Strange as it may seem, I only recently connected two experiences from my younger days to the awareness aspect of our wellness challenge. The challenge is about increasing awareness of Parkinson’s Disease. Now that I reflect on them, those experiences probably primed me with an awareness of neuro-degenerative diseases in general, and Parkinson’s Disease in particular. Today’s blog is about the first of those experiences.

So what happened? Well, the first experience came in the form of a part-time job which I did for several months one summer. An older friend of my parents approached me to see if I would consider being a night-attendant for her husband once a week on weekends. She explained that her husband had Parkinson’s disease, and she briefly described the symptoms. My job would be to come to the house overnight and look after her husband for that night if he needed anything. There were a number of different people who came through the week, but, looking back, I realize that this lady essentially cared for her husband all the days during the week. The other attendants and I were basically spelling her off for the night so she could sleep.

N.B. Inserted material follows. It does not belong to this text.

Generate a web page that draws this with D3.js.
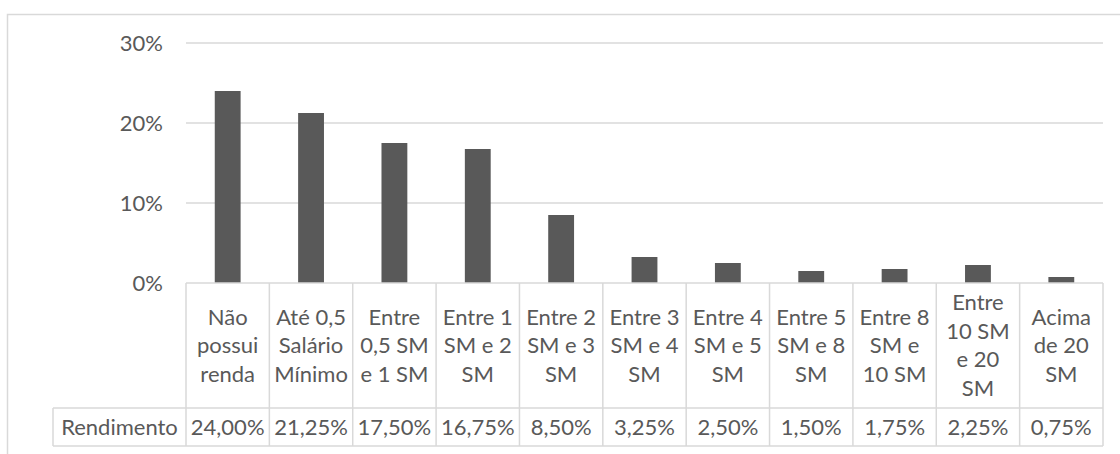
<!DOCTYPE html>
<html>
<head>
<meta charset="utf-8">
<script src="https://cdn.jsdelivr.net/npm/d3@7"></script>
<style>
  html, body { margin: 0; padding: 0; background: #fff; }
  svg { display: block; font-family: Lato, "Noto Sans", sans-serif; }
</style>
</head>
<body>
<svg id="chart" width="1120" height="454"></svg>
<script>
// data
const categories = [
  "Não possui renda", "Até 0,5 Salário Mínimo", "Entre 0,5 SM e 1 SM",
  "Entre 1 SM e 2 SM", "Entre 2 SM e 3 SM", "Entre 3 SM e 4 SM",
  "Entre 4 SM e 5 SM", "Entre 5 SM e 8 SM", "Entre 8 SM e 10 SM",
  "Entre 10 SM e 20 SM", "Acima de 20 SM"
];
// how the category text wraps inside each table cell
const categoryLines = [
  ["Não", "possui", "renda"], ["Até 0,5", "Salário", "Mínimo"], ["Entre", "0,5 SM", "e 1 SM"],
  ["Entre 1", "SM e 2", "SM"], ["Entre 2", "SM e 3", "SM"], ["Entre 3", "SM e 4", "SM"],
  ["Entre 4", "SM e 5", "SM"], ["Entre 5", "SM e 8", "SM"], ["Entre 8", "SM e", "10 SM"],
  ["Entre", "10 SM", "e 20", "SM"], ["Acima", "de 20", "SM"]
];
const seriesName = "Rendimento";
const rendimento = [24.00, 21.25, 17.50, 16.75, 8.50, 3.25, 2.50, 1.50, 1.75, 2.25, 0.75];
const yTicks = [0, 10, 20, 30];

const svg = d3.select("#chart");
const grid = "#d9d9d9";
const ink = "#595959";
const fontSize = 22;

const plotLeft = 186, plotRight = 1103;
const tableTop = 283, rowLine = 408, tableBottom = 446, labelLeft = 53;

const x = d3.scaleBand().domain(categories).range([plotLeft, plotRight]).paddingInner(0).paddingOuter(0);
const y = d3.scaleLinear().domain([0, 30]).range([tableTop, 43]);

// chart area border (runs off the right and bottom edges)
svg.append("rect")
  .attr("x", 7.5).attr("y", 14.5)
  .attr("width", 1200).attr("height", 500)
  .attr("fill", "none").attr("stroke", grid).attr("stroke-width", 1.5);

// gridlines
svg.append("g").selectAll("line")
  .data(yTicks.filter(d => d > 0))
  .enter().append("line")
  .attr("x1", plotLeft).attr("x2", plotRight)
  .attr("y1", d => y(d)).attr("y2", d => y(d))
  .attr("stroke", grid).attr("stroke-width", 1.5);

// y axis labels
svg.append("g").selectAll("text")
  .data(yTicks)
  .enter().append("text")
  .attr("x", 163).attr("y", d => y(d))
  .attr("dy", "0.35em")
  .attr("text-anchor", "end")
  .attr("fill", ink).attr("font-size", fontSize)
  .text(d => d + "%");

// bars
const barW = x.bandwidth() * 0.31;
svg.append("g").selectAll("rect")
  .data(rendimento)
  .enter().append("rect")
  .attr("x", (d, i) => x(categories[i]) + x.bandwidth() / 2 - barW / 2)
  .attr("y", d => y(d))
  .attr("width", barW)
  .attr("height", d => y(0) - y(d))
  .attr("fill", ink);

// data table
const table = svg.append("g").attr("stroke", grid).attr("stroke-width", 1.5);
table.append("line").attr("x1", plotLeft).attr("x2", plotRight).attr("y1", tableTop).attr("y2", tableTop);
table.append("line").attr("x1", labelLeft).attr("x2", plotRight).attr("y1", rowLine).attr("y2", rowLine);
table.append("line").attr("x1", labelLeft).attr("x2", plotRight).attr("y1", tableBottom).attr("y2", tableBottom);
table.append("line").attr("x1", labelLeft).attr("x2", labelLeft).attr("y1", rowLine).attr("y2", tableBottom);
table.selectAll(".col")
  .data(categories.map(c => x(c)).concat([plotRight]))
  .enter().append("line")
  .attr("x1", d => d).attr("x2", d => d)
  .attr("y1", tableTop).attr("y2", tableBottom);

// category text in the table
const lineH = 28.5;
const cellMid = (tableTop + rowLine) / 2;
const catText = svg.append("g").selectAll("text")
  .data(categoryLines)
  .enter().append("text")
  .attr("text-anchor", "middle")
  .attr("fill", ink).attr("font-size", fontSize);
catText.each(function(lines, i) {
  const cx = x(categories[i]) + x.bandwidth() / 2;
  const top = cellMid - (lines.length - 1) * lineH / 2;
  d3.select(this).selectAll("tspan")
    .data(lines)
    .enter().append("tspan")
    .attr("x", cx)
    .attr("y", (d, j) => top + j * lineH)
    .attr("dy", "0.35em")
    .text(d => d);
});

// values row
const fmt = v => v.toFixed(2).replace(".", ",") + "%";
const rowMid = (rowLine + tableBottom) / 2;
svg.append("g").selectAll("text")
  .data(rendimento)
  .enter().append("text")
  .attr("x", (d, i) => x(categories[i]) + x.bandwidth() / 2)
  .attr("y", rowMid).attr("dy", "0.35em")
  .attr("text-anchor", "middle")
  .attr("fill", ink).attr("font-size", fontSize)
  .text(fmt);

svg.append("text")
  .attr("x", (labelLeft + plotLeft) / 2).attr("y", rowMid).attr("dy", "0.35em")
  .attr("text-anchor", "middle")
  .attr("fill", ink).attr("font-size", fontSize)
  .text(seriesName);
</script>
</body>
</html>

I have very fond memories of that time, brief though it was. Every evening, she would have snacks for me, and books and magazines (she had been a teacher). And I became a good friend of instant coffee! I read about Parkinson’s and as I got to know this gentleman, I caught a glimpse of the battle which was slowly advancing and stealing from this man and his wife. To that point in my life, if I had seen a person struggling with mobility issues, I just assumed that it also affected their mind. I felt uncomfortable and more or less avoided contact. The time I spent with this wonderful couple – her in the evenings and early mornings, and him periodically through the night – completely unraveled my assumption.

The gentleman experienced tremors and muscle weakness, and his speech had been affected. He could talk, but mostly just a word or two at a time, and it was sometimes difficult for me to understand. But I suddenly realized one night as he called for me that, even with all the different night attendants, he never forgot my name. Not once. Not ever. He was sharp as a tack.

Even though I didn’t fully appreciate the experience at the time, I look back now and I realize that it was truly a gift given to me by this wonderful woman and her husband. I had the privilege of making life more comfortable for two people who needed my help. I will never forget that.